• What this task involves
Only the number is wanted: how many lines contain "matplotlib"?

(Code that draws figures)
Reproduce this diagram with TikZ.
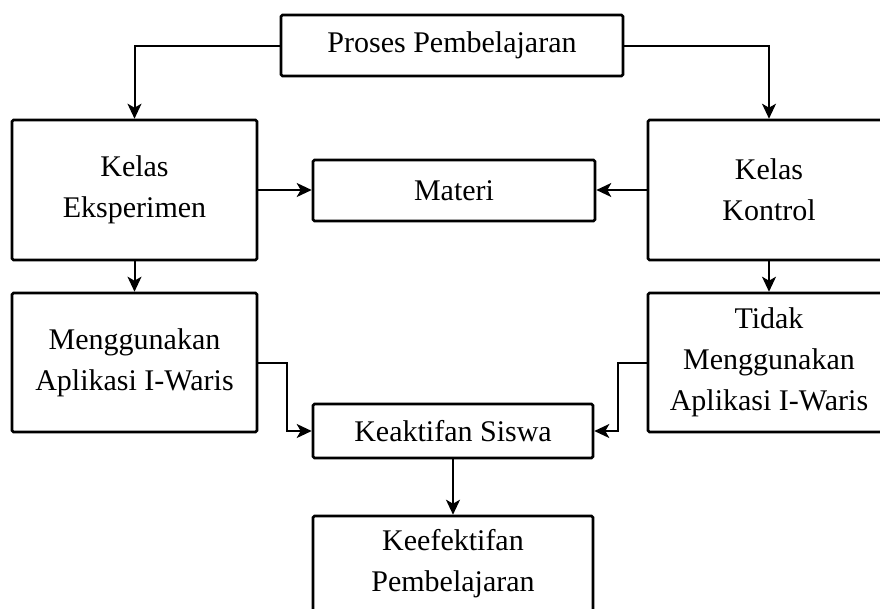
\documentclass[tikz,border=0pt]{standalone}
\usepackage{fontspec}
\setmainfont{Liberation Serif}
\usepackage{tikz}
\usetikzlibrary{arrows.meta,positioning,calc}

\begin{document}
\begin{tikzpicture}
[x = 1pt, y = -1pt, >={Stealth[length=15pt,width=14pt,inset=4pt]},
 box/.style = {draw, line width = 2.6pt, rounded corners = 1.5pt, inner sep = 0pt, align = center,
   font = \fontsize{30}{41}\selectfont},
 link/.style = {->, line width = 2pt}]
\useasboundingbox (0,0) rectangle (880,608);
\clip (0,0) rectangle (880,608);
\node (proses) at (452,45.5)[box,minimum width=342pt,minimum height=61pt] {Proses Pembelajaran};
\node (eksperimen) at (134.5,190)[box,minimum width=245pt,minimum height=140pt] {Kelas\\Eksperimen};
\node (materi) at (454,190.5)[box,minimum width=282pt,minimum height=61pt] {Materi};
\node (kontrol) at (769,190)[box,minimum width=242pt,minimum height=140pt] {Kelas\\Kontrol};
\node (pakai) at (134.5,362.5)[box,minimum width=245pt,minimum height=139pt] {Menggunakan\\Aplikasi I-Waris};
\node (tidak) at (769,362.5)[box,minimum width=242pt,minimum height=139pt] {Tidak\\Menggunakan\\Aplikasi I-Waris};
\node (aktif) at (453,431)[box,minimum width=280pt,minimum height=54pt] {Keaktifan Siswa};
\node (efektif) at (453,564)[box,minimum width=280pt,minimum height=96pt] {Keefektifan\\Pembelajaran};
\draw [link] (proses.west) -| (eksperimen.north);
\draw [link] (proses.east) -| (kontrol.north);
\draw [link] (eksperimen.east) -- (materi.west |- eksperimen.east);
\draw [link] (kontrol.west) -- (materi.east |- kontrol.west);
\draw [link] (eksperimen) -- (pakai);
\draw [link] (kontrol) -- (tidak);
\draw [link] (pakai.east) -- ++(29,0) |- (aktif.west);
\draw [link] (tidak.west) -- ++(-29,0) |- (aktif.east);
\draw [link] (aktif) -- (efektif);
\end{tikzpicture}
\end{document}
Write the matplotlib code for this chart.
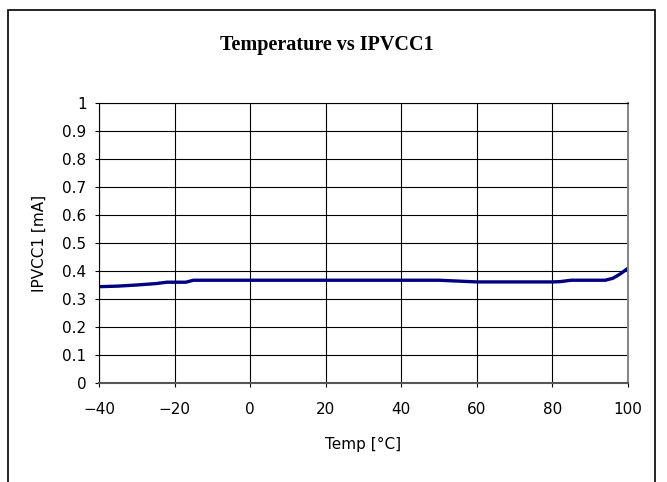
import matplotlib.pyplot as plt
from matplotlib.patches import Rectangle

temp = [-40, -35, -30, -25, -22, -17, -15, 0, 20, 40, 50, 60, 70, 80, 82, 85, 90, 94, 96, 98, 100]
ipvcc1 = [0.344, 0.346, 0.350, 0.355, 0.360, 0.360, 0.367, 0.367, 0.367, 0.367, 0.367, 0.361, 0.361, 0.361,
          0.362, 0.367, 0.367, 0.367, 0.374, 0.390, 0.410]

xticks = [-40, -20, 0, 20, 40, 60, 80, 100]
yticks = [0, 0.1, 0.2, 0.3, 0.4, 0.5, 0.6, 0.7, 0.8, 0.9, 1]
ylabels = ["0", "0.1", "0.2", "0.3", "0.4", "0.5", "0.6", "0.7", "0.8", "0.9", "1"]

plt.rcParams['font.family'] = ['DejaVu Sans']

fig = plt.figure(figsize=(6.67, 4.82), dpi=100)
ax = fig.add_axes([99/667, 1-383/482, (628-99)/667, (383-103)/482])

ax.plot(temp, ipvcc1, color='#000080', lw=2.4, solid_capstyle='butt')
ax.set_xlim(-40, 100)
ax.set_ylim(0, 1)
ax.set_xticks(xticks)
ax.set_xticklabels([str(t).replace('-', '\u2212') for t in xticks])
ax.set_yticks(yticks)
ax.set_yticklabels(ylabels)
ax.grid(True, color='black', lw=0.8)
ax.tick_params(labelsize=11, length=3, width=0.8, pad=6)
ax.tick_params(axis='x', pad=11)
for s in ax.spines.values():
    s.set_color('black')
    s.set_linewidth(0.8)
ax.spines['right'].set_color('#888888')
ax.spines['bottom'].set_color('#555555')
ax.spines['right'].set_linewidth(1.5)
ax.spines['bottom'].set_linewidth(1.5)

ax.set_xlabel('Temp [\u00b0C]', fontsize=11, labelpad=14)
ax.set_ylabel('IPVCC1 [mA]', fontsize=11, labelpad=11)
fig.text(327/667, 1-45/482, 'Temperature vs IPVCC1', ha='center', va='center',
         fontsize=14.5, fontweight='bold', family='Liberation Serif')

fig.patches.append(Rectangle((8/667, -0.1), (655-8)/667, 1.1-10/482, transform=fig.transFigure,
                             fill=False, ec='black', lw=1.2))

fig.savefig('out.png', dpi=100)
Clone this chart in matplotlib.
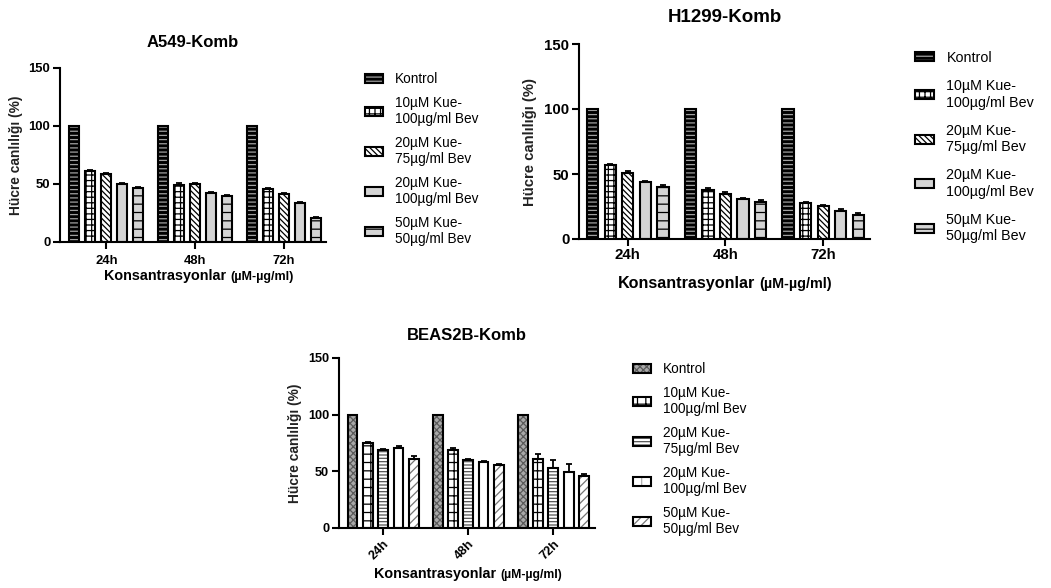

• Correct response
4